#### WRITTEN TASK
Quote the lines exactly, starting with the line that contains "Generate a Python" and ending with the line that contains "140, 160, 180]", and leave out all other lines.

#### RECORD EXTRACTS

◇ ◇ ◇ ◇

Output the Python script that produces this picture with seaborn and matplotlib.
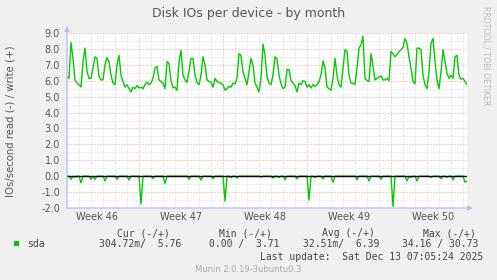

◇ ◇ ◇ ◇

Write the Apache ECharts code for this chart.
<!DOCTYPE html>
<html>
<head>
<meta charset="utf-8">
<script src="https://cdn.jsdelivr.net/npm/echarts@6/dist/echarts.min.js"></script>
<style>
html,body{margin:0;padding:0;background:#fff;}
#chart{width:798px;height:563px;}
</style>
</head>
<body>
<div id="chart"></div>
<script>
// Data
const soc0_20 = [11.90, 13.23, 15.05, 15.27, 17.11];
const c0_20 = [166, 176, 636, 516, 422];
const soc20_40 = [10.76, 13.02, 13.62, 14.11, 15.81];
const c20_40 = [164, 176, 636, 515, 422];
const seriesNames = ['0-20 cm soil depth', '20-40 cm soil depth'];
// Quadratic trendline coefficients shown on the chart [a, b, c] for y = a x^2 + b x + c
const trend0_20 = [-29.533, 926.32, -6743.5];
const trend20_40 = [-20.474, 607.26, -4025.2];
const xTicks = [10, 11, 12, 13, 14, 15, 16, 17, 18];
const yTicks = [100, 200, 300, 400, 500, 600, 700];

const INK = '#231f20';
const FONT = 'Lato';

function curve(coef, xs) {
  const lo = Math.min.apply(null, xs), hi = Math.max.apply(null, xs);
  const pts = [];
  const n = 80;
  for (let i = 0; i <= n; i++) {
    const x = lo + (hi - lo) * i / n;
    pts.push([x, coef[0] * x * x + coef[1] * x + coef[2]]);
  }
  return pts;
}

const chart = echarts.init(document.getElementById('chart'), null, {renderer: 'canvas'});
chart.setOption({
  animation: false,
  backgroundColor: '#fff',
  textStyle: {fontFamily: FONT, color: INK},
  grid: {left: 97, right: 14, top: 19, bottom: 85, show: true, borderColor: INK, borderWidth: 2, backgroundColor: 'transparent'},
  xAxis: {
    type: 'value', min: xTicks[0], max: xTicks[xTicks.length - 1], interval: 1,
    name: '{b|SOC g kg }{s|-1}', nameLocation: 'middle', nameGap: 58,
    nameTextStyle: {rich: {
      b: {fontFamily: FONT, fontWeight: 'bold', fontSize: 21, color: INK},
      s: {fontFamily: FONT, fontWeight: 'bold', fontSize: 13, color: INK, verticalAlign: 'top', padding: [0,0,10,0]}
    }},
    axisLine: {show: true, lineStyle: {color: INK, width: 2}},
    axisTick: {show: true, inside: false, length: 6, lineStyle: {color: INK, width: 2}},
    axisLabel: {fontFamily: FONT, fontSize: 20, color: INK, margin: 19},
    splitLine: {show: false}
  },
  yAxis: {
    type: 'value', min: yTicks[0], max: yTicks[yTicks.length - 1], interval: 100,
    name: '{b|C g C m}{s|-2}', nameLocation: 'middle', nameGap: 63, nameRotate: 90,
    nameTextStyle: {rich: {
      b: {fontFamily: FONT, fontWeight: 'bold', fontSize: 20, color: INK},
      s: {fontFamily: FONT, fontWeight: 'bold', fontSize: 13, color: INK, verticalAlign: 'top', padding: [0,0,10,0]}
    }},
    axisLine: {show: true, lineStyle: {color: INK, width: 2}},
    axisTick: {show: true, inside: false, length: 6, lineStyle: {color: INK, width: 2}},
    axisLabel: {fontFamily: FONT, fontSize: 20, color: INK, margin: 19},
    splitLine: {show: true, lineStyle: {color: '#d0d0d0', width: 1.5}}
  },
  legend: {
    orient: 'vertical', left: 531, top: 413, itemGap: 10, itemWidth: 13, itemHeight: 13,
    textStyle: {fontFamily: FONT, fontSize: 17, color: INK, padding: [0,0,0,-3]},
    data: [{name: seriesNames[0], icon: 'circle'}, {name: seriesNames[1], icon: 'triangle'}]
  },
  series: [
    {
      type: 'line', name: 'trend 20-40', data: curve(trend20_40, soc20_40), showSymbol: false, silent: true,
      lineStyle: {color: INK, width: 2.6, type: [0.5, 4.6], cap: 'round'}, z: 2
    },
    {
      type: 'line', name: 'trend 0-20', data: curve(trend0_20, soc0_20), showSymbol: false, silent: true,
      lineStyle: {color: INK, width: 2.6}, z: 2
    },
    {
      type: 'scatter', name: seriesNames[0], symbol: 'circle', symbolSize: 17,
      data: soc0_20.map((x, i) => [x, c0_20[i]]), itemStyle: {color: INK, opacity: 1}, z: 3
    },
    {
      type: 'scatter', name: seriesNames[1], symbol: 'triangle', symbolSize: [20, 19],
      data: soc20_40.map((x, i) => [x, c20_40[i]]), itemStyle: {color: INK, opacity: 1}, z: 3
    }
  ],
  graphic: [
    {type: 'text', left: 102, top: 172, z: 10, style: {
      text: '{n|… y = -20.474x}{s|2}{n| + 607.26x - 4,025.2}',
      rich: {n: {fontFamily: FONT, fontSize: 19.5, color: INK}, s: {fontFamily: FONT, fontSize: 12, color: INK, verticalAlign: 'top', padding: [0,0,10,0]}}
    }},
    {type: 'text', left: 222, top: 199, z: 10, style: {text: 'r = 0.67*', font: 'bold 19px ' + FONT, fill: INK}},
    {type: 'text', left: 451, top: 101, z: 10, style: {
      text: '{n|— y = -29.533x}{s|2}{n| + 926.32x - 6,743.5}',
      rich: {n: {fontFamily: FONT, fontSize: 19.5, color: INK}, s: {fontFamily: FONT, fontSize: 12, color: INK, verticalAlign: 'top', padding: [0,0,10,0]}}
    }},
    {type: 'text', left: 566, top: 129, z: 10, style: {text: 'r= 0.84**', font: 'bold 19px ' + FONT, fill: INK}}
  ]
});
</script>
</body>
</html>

◇ ◇ ◇ ◇

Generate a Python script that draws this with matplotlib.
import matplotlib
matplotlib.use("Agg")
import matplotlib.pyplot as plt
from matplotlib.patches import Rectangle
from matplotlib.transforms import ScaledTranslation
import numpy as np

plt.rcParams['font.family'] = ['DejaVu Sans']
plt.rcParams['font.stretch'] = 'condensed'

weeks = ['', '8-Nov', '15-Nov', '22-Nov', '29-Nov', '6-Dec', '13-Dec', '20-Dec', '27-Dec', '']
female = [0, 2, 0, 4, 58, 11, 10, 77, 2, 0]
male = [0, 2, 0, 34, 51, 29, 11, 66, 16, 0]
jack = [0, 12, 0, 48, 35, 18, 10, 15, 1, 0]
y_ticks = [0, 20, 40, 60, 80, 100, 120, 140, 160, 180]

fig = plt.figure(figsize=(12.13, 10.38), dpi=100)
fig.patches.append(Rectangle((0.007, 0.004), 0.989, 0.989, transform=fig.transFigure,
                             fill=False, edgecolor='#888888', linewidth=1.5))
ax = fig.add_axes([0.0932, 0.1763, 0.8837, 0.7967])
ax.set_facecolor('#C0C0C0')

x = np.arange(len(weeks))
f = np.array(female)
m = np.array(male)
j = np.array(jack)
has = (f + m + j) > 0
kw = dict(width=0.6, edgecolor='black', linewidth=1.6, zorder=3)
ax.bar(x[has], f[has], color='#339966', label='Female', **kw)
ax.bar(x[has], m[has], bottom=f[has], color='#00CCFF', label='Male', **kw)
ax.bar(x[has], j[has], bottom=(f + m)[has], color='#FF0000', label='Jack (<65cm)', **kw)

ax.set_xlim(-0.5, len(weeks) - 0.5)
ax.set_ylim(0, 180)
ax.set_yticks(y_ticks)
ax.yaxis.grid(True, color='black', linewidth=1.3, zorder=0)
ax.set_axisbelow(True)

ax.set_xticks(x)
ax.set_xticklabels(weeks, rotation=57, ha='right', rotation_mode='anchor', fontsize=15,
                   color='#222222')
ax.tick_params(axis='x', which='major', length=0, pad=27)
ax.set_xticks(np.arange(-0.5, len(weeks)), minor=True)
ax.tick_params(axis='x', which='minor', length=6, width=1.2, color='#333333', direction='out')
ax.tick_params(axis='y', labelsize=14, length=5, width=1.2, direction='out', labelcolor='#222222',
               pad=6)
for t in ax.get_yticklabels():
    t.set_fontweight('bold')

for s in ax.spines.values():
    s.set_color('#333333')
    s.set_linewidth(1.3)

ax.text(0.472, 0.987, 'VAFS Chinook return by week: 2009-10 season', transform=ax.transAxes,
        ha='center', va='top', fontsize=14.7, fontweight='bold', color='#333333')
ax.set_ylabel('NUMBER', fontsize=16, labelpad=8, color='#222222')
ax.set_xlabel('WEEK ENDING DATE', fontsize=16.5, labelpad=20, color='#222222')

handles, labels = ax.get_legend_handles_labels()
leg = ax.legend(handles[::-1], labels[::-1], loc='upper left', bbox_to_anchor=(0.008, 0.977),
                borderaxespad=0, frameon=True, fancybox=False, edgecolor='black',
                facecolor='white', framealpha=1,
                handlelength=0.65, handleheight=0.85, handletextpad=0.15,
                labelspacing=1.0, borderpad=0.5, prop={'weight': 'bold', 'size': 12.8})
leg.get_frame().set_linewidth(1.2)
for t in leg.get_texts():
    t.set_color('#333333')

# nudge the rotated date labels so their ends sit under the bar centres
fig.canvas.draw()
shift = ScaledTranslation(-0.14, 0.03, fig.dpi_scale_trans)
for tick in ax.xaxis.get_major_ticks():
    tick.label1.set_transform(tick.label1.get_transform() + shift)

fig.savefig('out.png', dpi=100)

◇ ◇ ◇ ◇

#### CORRECT RESULT
Generate a Python script that draws this with matplotlib.
import matplotlib
matplotlib.use("Agg")
import matplotlib.pyplot as plt
from matplotlib.patches import Rectangle
from matplotlib.transforms import ScaledTranslation
import numpy as np

plt.rcParams['font.family'] = ['DejaVu Sans']
plt.rcParams['font.stretch'] = 'condensed'

weeks = ['', '8-Nov', '15-Nov', '22-Nov', '29-Nov', '6-Dec', '13-Dec', '20-Dec', '27-Dec', '']
female = [0, 2, 0, 4, 58, 11, 10, 77, 2, 0]
male = [0, 2, 0, 34, 51, 29, 11, 66, 16, 0]
jack = [0, 12, 0, 48, 35, 18, 10, 15, 1, 0]
y_ticks = [0, 20, 40, 60, 80, 100, 120, 140, 160, 180]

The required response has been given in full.